Novo Nordisk CEO Lars Sørensen on What Propelled Him to Top
Thursday, November 5, 2015
Ask chief executives why their companies are performing so well, and they’ll typically credit a brilliant strategy coupled with hard-nosed, diligent execution. But when you ask Lars Sørensen of Novo Nordisk what forces propelled him to the top of HBR’s 2015 ranking of the best-performing CEOs in the world, he cites something very different: luck. Based in Copenhagen, Novo Nordisk was founded in the 1920s to make insulin, then a newly discovered drug. In the years since, demand for diabetes treatments has exploded; today close to 400 million people suffer from the disease. The company now controls nearly half of the market for insulin products—which are second only to oncology drugs as the fastest-growing category of pharmaceuticals. The firm also has branched into growth hormones, hormone replacement therapies, and drugs to treat hemophilia.
In a wide-ranging conversation withHarvard Business Review editor in chief Adi Ignatius and senior editor Daniel McGinn, Sørensen describes his distinctly modest approach to leadership—one that would be atypical in America but not necessarily in Scandinavia. Here are some edited excerpts.
HBR: Is your company too dependent on treating a single disease?
Sørensen: Outsiders sometimes come in and say, “You’re dependent on diabetes for 80% of your revenue—you should diversify.” But I’ve always believed that you should do things that you know something about, that you’re good at. We’ve tried a lot of diversification strategies in the past, but we’ve failed because of the inherent scientific and commercial uncertainty and our own naïveté. So our expansion has been completely organic.
What about diversifying into adjacent areas?
Since I joined the company, 33 years ago, I’ve been part of some of the most stupid mistakes. One of the worst was trying to get into glucose monitoring. Everybody said, “This makes sense. You’re a diabetes company; you should get into glucose monitoring to offer more products to your customer.” But the technology for blood glucose monitoring is different. The regulatory framework is different. The sales and distribution are different. We would not have been successful. I could share many, many similar examples. So over the past 20 years, we’ve been narrowly focused on the thing we’re really good at.
What happens to your business if diabetes is eventually cured?
After I became CEO, in 2000, I predicted we would cure diabetes in 15 years. We’re still 15 years away. But that is the big goal. I tell my employees, “If we wind up curing diabetes, and it destroys a big part of our business, we can be proud, and you can get a job anywhere. We’ll have worked on the greatest social service of any pharmaceutical company, and that would be a phenomenal thing.”
You sell a lifesaving drug at different prices all around the world. How do you manage that?

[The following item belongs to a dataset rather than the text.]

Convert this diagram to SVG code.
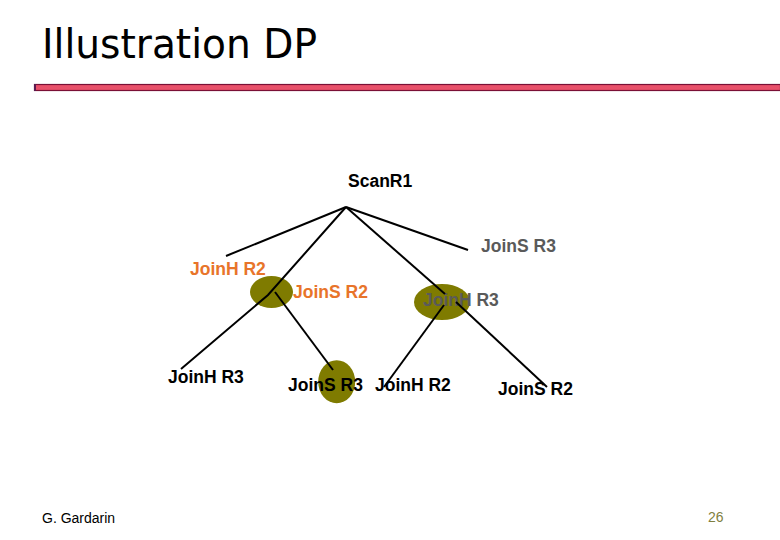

When I took charge of the company, the pharmaceutical industry was going through a major PR catastrophe in South Africa over how it priced HIV-AIDS drugs. We didn’t sell those drugs, but the problem made me consider: What if the conflict had been over diabetes drugs? How would we have responded? One of our answers was to create an independent nonprofit organization called the World Diabetes Foundation. Its objective is building capacity in countries where diabetes is poorly treated. We take a slice of revenue from each vial of insulin we sell and put it into the foundation. The foundation makes grants in such places as East Asia, some Latin American countries, and Africa. After its creation, criticisms that NGOs had been directing at us completely vanished.